ClimateNet: A Machine Learning dataset for Climate Science Research (Invited)
Deep Learning techniques have revolutionized commercial applications in Computer vision, speech recognition and control systems. The key for all of these developments was the creation of a curated, labeled dataset ImageNet, for enabling multiple research groups around the world to develop methods, benchmark performance and compete with each other. The success of Deep Learning can be largely attributed to the broad availability of this dataset.

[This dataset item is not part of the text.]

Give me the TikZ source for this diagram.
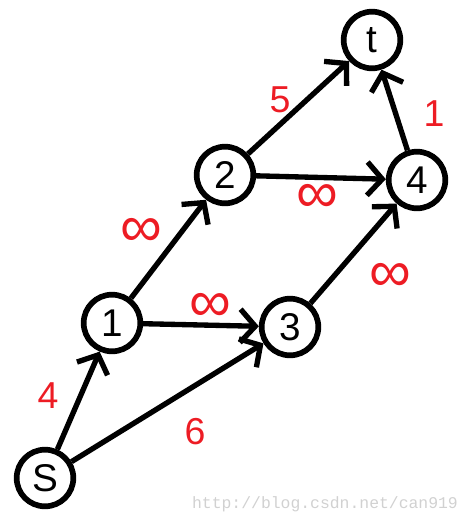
\documentclass[tikz,border=0pt]{standalone}
\usepackage{fontspec}
\setmainfont{Liberation Sans}
\newfontfamily\markfont{Liberation Mono}
\usepackage{xcolor}
\usepackage{tikz}
\usetikzlibrary{arrows.meta}
\definecolor{paintred}{RGB}{237,28,36}

\begin{document}
\begin{tikzpicture}[x=0.03cm, y=-0.03cm,
    vertex/.style={circle,draw,line width=0.17cm,minimum size=1.7cm,inner sep=0pt,font=\fontsize{33}{36}\selectfont},
    flow/.style={line width=0.16cm,-{Straight Barb[length=0.45cm,width=1cm]}},
    weight/.style={text=paintred,inner sep=0pt,font=\fontsize{32}{36}\selectfont},
    infty/.style={weight,font=\fontsize{50}{50}\selectfont}]
    \useasboundingbox (0,0) rectangle (471,524);

    \node[vertex] (s) at (45,478) {S};
    \node[vertex] (n1) at (112,323) {1};
    \node[vertex] (n2) at (225,175) {2};
    \node[vertex] (n3) at (290,327) {3};
    \node[vertex] (n4) at (417,180) {4};
    \node[vertex] (t) at (372,40) {t};

    % Edges of the network
    \draw[flow] (s) -- (n1);
    \draw[flow] (s) -- (n3);
    \draw[flow] (n1) -- (n2);
    \draw[flow] (n1) -- (n3);
    \draw[flow] (n2) -- (t);
    \draw[flow] (n2) -- (n4);
    \draw[flow] (n3) -- (n4);
    \draw[flow] (n4) -- (t);

    % Capacities
    \node[weight] (w1) at (48,396) {4};
    \node[weight] (w2) at (195,432) {6};
    \node[infty] (w3) at (141,232) {∞};
    \node[infty] (w4) at (210,307) {∞};
    \node[weight] (w5) at (280,100) {5};
    \node[infty] (w6) at (317,198) {∞};
    \node[infty] (w7) at (390,277) {∞};
    \node[weight] (w8) at (434,114) {1};

    \node[text=black!18,font=\markfont\fontsize{14}{16}\selectfont] (mark) at (325,504) {http://blog.csdn.net/can919};
\end{tikzpicture}
\end{document}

Our empirical investigations have revealed that Deep Learning is similarly poised to benefit the task of pattern detection in climate science. Unfortunately, labeled datasets, a key pre-requisite for training, are hard to find. Individual research groups are typically interested in specialized weather patterns, making it hard to unify, and share datasets across groups and institutions.
In this work, we are proposing ClimateNet: a labeled dataset that provides labeled instances of extreme weather patterns, as well as associated raw fields in model and observational output. We develop a schema in NetCDF to enumerate weather pattern classes/types, store bounding boxes, and pixel-masks. We are also working on a TensorFlow implementation to natively import such NetCDF datasets, and are providing a reference convolutional architecture for binary classification tasks. Our hope is that researchers in Climate Science, as well as ML/DL, will be able to use (and extend) ClimateNet to make rapid progress in the application of Deep Learning for Climate Science research.